Скалон передал Достацкому, что как только подполковник Соколов разберется с неотложными делами, то сразу же сообщит, где и когда он готов дать сатисфакцию.
Я не боялся и не тянул время. Сестра и Скобелев прислали мне приглашение на свадьбу, и мне совсем не хотелось портить Полине и Мише такой чудесный день. Пусть венчаются и уезжают в медовый месяц, пусть уезжают туда, где жизнь беззаботна и радостна, а я тем временем встречусь с Достацким.
Венчание происходило в Москве, в храме «Большое Вознесение» у Никитских ворот. Когда-то здесь происходила аналогичная процедура, в которой принимали участие Александр Пушкин и Наталья Гончарова.
— Что-то ты плохо выглядишь, Миша, — заметила мама. Она, отец, Митька, я, ряд наших дальних родственников, Хмелевы и Старобогатовы представляли сторону невесты.
Скобелев позвал примерно столько же гостей. Отца, мать, сестру Надежду и ее мужа князя Белосельского-Белозерского, сестру Ольгу и ее мужа Шереметьева и еще одну, самую младшую сестру Зинаиду, а так же парочку боевых товарищей.

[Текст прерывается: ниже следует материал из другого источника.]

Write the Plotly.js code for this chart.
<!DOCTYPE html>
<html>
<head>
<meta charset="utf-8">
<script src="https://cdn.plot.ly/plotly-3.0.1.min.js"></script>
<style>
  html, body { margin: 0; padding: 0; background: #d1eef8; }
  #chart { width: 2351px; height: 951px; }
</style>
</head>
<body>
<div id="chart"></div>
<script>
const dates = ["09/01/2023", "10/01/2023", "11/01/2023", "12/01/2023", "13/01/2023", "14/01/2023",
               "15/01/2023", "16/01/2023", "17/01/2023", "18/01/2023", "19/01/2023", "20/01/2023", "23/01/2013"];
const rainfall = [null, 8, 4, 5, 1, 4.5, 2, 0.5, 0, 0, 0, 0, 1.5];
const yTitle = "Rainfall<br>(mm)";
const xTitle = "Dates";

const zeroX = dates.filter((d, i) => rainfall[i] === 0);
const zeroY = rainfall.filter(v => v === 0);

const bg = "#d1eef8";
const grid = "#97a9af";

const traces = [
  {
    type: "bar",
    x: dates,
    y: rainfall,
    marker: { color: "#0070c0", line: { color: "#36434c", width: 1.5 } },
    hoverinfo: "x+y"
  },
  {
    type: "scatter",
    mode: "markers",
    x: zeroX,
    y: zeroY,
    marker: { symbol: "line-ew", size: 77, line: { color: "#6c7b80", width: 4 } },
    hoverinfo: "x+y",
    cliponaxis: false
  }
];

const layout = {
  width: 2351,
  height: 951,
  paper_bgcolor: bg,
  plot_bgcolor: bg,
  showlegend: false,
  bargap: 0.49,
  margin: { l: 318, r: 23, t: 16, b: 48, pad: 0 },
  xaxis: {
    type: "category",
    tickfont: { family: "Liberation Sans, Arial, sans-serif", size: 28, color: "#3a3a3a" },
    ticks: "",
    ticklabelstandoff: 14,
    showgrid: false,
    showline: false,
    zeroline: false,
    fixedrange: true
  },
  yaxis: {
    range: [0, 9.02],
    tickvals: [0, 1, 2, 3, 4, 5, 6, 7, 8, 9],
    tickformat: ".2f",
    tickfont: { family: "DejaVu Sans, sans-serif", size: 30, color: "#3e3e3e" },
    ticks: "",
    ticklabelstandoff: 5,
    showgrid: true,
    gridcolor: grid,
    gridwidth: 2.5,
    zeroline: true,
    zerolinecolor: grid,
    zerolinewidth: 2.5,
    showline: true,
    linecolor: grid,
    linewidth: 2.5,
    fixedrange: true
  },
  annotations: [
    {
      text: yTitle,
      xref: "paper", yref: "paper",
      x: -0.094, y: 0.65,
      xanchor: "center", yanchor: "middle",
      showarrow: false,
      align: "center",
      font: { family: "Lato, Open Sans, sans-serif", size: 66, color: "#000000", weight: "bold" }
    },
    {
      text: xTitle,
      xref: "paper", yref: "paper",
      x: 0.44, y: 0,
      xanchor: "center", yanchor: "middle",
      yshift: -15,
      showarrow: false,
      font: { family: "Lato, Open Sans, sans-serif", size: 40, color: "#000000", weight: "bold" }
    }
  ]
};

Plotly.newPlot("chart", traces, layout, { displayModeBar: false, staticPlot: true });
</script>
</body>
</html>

— Устал немного, — ответил я, улыбаясь через силу. Полина переживала самый счастливый день в своей жизни, и мой кислый вид явно не вписывался в атмосферу праздника. Сестра и так время от времени кидала в мою сторону пытливые взгляды. Естественно, семья знала о разрыве с Крицкой. Знала, но тактично молчала, не пытаясь залезть в душу.